5088
Views

Chinese Fighters Made 15 "Risky and Coercive" Passes at US Navy Aircraft

This PLA fighter approached within 40 feet and cursed at the U.S. aircrew, according to the Pentagon (Courtesy U.S. Department of Defense / USN)
In this June 2022 intercept, this PLA fighter approached to within 40 feet and cursed at the U.S. aircrew, according to the Pentagon (Courtesy U.S. Department of Defense / USN)

Published Oct 19, 2023 12:02 AM by The Maritime Executive

The U.S. Department of Defense has released a collection of declassified videos showing 15 different "coercive and risky" interactions between Chinese fighter pilots and U.S. Navy surveillance planes in the South China Sea. The videos depict interactions over the past two years and show Chinese fighters conducting close-quarters maneuvers, including flying in front of Navy aircraft and approaching to within as little as 15 feet. 

A Chinese fighter re-approaches a U.S. Navy aircraft after the U.S. aircrew took evasive maneuvers, May 24, 2022 (Pentagon)

The department said that the run-ins reflect a pattern of increasingly assertive Chinese actions, which started to escalate in the fall of 2021. According to the Pentagon, these "unsafe and unprofessional" interactions are a deliberate military strategy. "The goal of the PLA's behavior is to pressure the United States and other nations to reduce or cease lawful operations near areas where Beijing claims territorial sovereignty," the department asserted. 

China claims sovereignty over the vast majority of the South China Sea under its sweeping "nine-dash-line" and "Four Sha" policies, including areas located hundreds of nautical miles from Chinese shores. The Permanent Court of Arbitration in the Hague rejected these claims in a landmark ruling in 2016, but China has broadly ignored the court's decision.

Beijing also claims sovereignty over the self-governing island of Taiwan, along with the full width of the Taiwan Strait, including the strait's international waters. The U.S. Navy conducts regular transits of the strait with warships and patrol aircraft to reinforce international norms on freedom of navigation. 

The Navy's encounters with Chinese forces in the air show a regular pattern: close approaches alongside the wing, occasionally followed by a pass in front of the aircraft. Additional methods mentioned by the Pentagon included releasing flares in front of the aircraft.

In one egregious instance in June 2022, a PLA fighter pilot intercepted a U.S. Navy P-8 Poseidon over the South China Sea, approached to within 40 feet, and flashed the aircraft's weapons.

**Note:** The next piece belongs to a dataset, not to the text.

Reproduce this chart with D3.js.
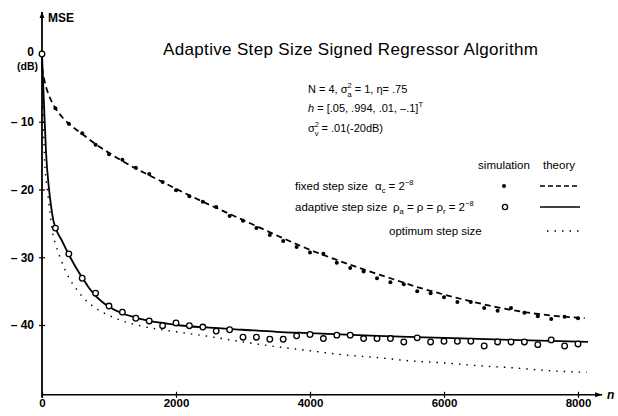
<!DOCTYPE html>
<html>
<head>
<meta charset="utf-8">
<script src="https://cdn.jsdelivr.net/npm/d3@7"></script>
<style>
  body { margin: 0; background: #fff; }
  svg { display: block; font-family: "Liberation Sans", Arial, sans-serif; }
</style>
</head>
<body>
<svg id="chart" width="618" height="416"></svg>
<script>
// theory curves, [n, MSE in dB]
var fixedTheory = [[0,-2],[50,-4.5],[100,-6],[200,-8],[300,-9.3],[400,-10.3],[600,-11.8],[800,-13.3],
  [1000,-14.6],[1200,-15.8],[1400,-16.9],[1600,-17.9],[1800,-18.9],[2000,-19.9],[2400,-21.8],[2800,-23.6],
  [3200,-25.4],[3600,-27.2],[4000,-28.9],[4400,-30.4],[4800,-31.8],[5200,-33.1],[5600,-34.4],[6000,-35.5],
  [6400,-36.5],[6800,-37.4],[7200,-38.1],[7600,-38.6],[8100,-39.0]];

var adaptiveTheory = [[0,0],[30,-7.5],[60,-14.5],[100,-19.5],[140,-22.8],[170,-24.6],[200,-25.6],[300,-27.6],
  [400,-29.6],[500,-31.4],[600,-33.0],[700,-34.5],[800,-35.7],[900,-36.6],[1000,-37.3],[1200,-38.3],
  [1400,-38.9],[1600,-39.4],[1800,-39.7],[2000,-40.0],[2500,-40.4],[3000,-40.7],[3500,-41.0],[4000,-41.2],
  [5000,-41.6],[6000,-41.9],[7000,-42.2],[8150,-42.5]];

var optimumTheory = [[0,0],[20,-10],[40,-16],[80,-20],[120,-23.5],[165,-26.8],[200,-28],[300,-30.8],
  [400,-33],[500,-34.5],[600,-35.8],[800,-37.5],[1000,-38.6],[1200,-39.4],[1500,-40.2],[2000,-41.0],
  [2500,-41.7],[3000,-42.5],[3500,-43.2],[4000,-43.8],[4500,-44.4],[5000,-44.8],[5500,-45.3],[6000,-45.6],
  [6500,-46],[7000,-46.3],[7500,-46.7],[8130,-47.0]];

// simulation points
var fixedSim = [[200,-8.0],[400,-10.3],[600,-11.7],[800,-13.4],[1000,-14.8],[1200,-15.6],[1400,-16.8],
  [1600,-17.7],[1800,-18.9],[2000,-20.1],[2200,-21.0],[2400,-21.8],[2600,-22.6],[2800,-23.9],[3000,-24.6],
  [3200,-25.7],[3400,-26.7],[3600,-27.6],[3800,-28.5],[4000,-29.3],[4200,-29.5],[4400,-30.8],[4600,-31.6],
  [4800,-32.1],[5000,-33.1],[5200,-33.7],[5400,-34.0],[5600,-35.0],[5800,-35.3],[6000,-35.9],[6200,-36.6],
  [6400,-36.6],[6600,-37.5],[6800,-37.9],[7000,-37.5],[7200,-38.2],[7400,-38.7],[7600,-39.1],[7800,-38.8],
  [8000,-39.0]];

var adaptiveSim = [[0,0],[200,-25.7],[400,-29.5],[600,-33.1],[800,-35.3],[1000,-37.2],[1200,-38.1],
  [1400,-39.0],[1600,-39.4],[1800,-40.1],[2000,-39.7],[2200,-40.1],[2400,-40.3],[2600,-40.9],[2800,-40.7],
  [3000,-41.8],[3200,-41.8],[3400,-42.1],[3600,-42.1],[3800,-41.6],[4000,-41.4],[4200,-42.0],[4400,-41.5],
  [4600,-41.5],[4800,-42.0],[5000,-42.0],[5200,-42.0],[5400,-42.5],[5600,-41.9],[5800,-42.5],[6000,-42.4],
  [6200,-42.4],[6400,-42.4],[6600,-43.1],[6800,-42.5],[7000,-42.5],[7200,-42.5],[7400,-42.9],[7600,-42.2],
  [7800,-43.1],[8000,-42.8]];

var xTicks = [0, 2000, 4000, 6000, 8000];
var yTicks = [0, -10, -20, -30, -40];

var svg = d3.select("#chart");

var x = d3.scaleLinear().domain([0, 8000]).range([42, 578]),
    y = d3.scaleLinear().domain([0, -40]).range([54, 325]);

var line = d3.line()
    .x(function(d) { return x(d[0]); })
    .y(function(d) { return y(d[1]); })
    .curve(d3.curveMonotoneX);

// axes
var xAxis = d3.axisBottom(x).tickValues(xTicks).tickSize(3).tickPadding(1)
    .tickFormat(d3.format("d"));
var yAxis = d3.axisLeft(y).tickValues(yTicks).tickSize(3).tickPadding(5)
    .tickFormat(function(d) { return d === 0 ? "0" : "\u2013 " + Math.abs(d); });

var y0 = y(-50.3);
var gx = svg.append("g").attr("transform", "translate(0," + y0 + ")").call(xAxis);
var gy = svg.append("g").attr("transform", "translate(" + x(0) + ",0)").call(yAxis);

gx.select(".domain").remove();
gy.select(".domain").remove();
gx.selectAll(".tick line").attr("y1", -3).attr("stroke-width", 1.2);
gy.selectAll(".tick line").attr("x1", 3).attr("stroke-width", 1.2);
gx.selectAll("text").attr("font-size", 11.5).attr("font-weight", "bold").attr("font-family", null);
gy.selectAll("text").attr("font-size", 12).attr("font-weight", "bold").attr("font-family", null);
// the "0" sits a little higher to leave room for "(dB)"
gy.selectAll(".tick text").filter(function(d) { return d === 0; }).attr("y", -2);

svg.append("line")
    .attr("x1", x(0)).attr("x2", x(8360))
    .attr("y1", y0).attr("y2", y0)
    .attr("stroke", "#000").attr("stroke-width", 1.6);
svg.append("path")
    .attr("d", "M" + x(8360) + "," + y0 + "l-7,-2.5v5z")
    .attr("fill", "#000");
svg.append("line")
    .attr("x1", x(0)).attr("x2", x(0))
    .attr("y1", y0 + 3).attr("y2", y(6.2))
    .attr("stroke", "#000").attr("stroke-width", 1.8);
svg.append("path")
    .attr("d", "M" + x(0) + "," + y(6.2) + "l-2.5,6h5z")
    .attr("fill", "#000");

svg.append("text").attr("x", x(8360) + 5).attr("y", y0 + 4)
    .attr("font-size", 12).attr("font-style", "italic").attr("font-weight", "bold").text("n");
svg.append("text").attr("x", x(0) + 6).attr("y", y(6.2) + 10)
    .attr("font-size", 12).attr("font-weight", "bold").text("MSE");
svg.append("text").attr("x", 38).attr("y", y(0) + 16)
    .attr("font-size", 10.5).attr("font-weight", "bold").attr("text-anchor", "end").text("(dB)");

// curves
var curves = svg.append("g").attr("fill", "none").attr("stroke", "#000");

curves.append("path").datum(optimumTheory)
    .attr("d", line).attr("stroke-width", 1.4).attr("stroke-dasharray", "1.5,6");

curves.append("path").datum(fixedTheory)
    .attr("d", line).attr("stroke-width", 1.8).attr("stroke-dasharray", "6,4");

curves.append("path").datum(adaptiveTheory)
    .attr("d", line).attr("stroke-width", 1.8);

svg.append("g").selectAll("circle")
    .data(fixedSim)
    .enter().append("circle")
    .attr("cx", function(d) { return x(d[0]); })
    .attr("cy", function(d) { return y(d[1]); })
    .attr("r", 2)
    .attr("fill", "#000");

svg.append("g").selectAll("circle")
    .data(adaptiveSim)
    .enter().append("circle")
    .attr("cx", function(d) { return x(d[0]); })
    .attr("cy", function(d) { return y(d[1]); })
    .attr("r", 2.8)
    .attr("fill", "#fff")
    .attr("stroke", "#000")
    .attr("stroke-width", 1.3);

// title and parameters
svg.append("text")
    .attr("x", 163).attr("y", 55)
    .attr("font-size", 17)
    .attr("textLength", 375)
    .text("Adaptive Step Size Signed Regressor Algorithm");

var info = svg.append("g").attr("font-size", 11);

function rich(g, xp, yp, parts) {
  var t = g.append("text").attr("x", xp).attr("y", yp);
  parts.forEach(function(p) {
    var s = t.append("tspan").text(p[0]);
    if (p[1] === "sup") s.attr("font-size", 7.5).attr("baseline-shift", "5");
    if (p[1] === "sub") s.attr("font-size", 7.5).attr("baseline-shift", "-3");
    if (p[1] === "subBack") s.attr("font-size", 7.5).attr("baseline-shift", "-4").attr("dx", -4.2);
  });
  return t;
}

rich(info, 308, 93, [["N = 4, \u03c3"], ["2", "sup"], ["a", "subBack"], [" = 1, \u03b7= .75"]]);
rich(info, 308, 112, [["h", ""], [" = [.05, .994, .01, \u2013.1]"], ["T", "sup"]]).select("tspan").attr("font-style", "italic");
rich(info, 308, 132, [["\u03c3"], ["2", "sup"], ["v", "subBack"], [" = .01(-20dB)"]]);

// legend
var leg = svg.append("g").attr("font-size", 11.5);
leg.append("text").attr("x", 504).attr("y", 169).attr("text-anchor", "middle").text("simulation");
leg.append("text").attr("x", 559).attr("y", 169).attr("text-anchor", "middle").text("theory");

leg.append("text").attr("x", 295).attr("y", 190).text("fixed step size");
rich(leg, 375, 190, [["\u03b1"], ["c", "sub"], [" = 2"], ["\u22128", "sup"]]);
leg.append("circle").attr("cx", 504).attr("cy", 186).attr("r", 2).attr("fill", "#000");
leg.append("line").attr("x1", 540).attr("x2", 579).attr("y1", 186).attr("y2", 186)
    .attr("stroke", "#000").attr("stroke-width", 1.5).attr("stroke-dasharray", "5,3");

leg.append("text").attr("x", 295).attr("y", 211).text("adaptive step size");
rich(leg, 393, 211, [["\u03c1"], ["a", "sub"], [" = \u03c1 = \u03c1"], ["r", "sub"], [" = 2"], ["\u22128", "sup"]]);
leg.append("circle").attr("cx", 505).attr("cy", 207).attr("r", 2.6)
    .attr("fill", "#fff").attr("stroke", "#000").attr("stroke-width", 1.3);
leg.append("line").attr("x1", 540).attr("x2", 580).attr("y1", 207).attr("y2", 207)
    .attr("stroke", "#000").attr("stroke-width", 1.5);

leg.append("text").attr("x", 389).attr("y", 235).text("optimum step size");
leg.append("line").attr("x1", 547).attr("x2", 580).attr("y1", 231).attr("y2", 231)
    .attr("stroke", "#000").attr("stroke-width", 1.4).attr("stroke-dasharray", "1.5,6");
</script>
</body>
</html>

When the U.S. operator made radio contact, "the PLA pilot responded using explicit language, including an expletive."

Close approaches raise the risk of collision, and accidents have happened before. In 2001, a Chinese fighter pilot's miscalculation led to contact with a U.S. Navy EP-3 maritime patrol plane. The fighter went down and its pilot was lost at sea; the larger American aircraft made a forced landing on Hainan Island, where the crew were questioned and the plane was examined by Chinese investigators. 

The experience is not limited to U.S. assets. Canadian patrol aircraft have also reported close encounters with Chinese fighters over the past year.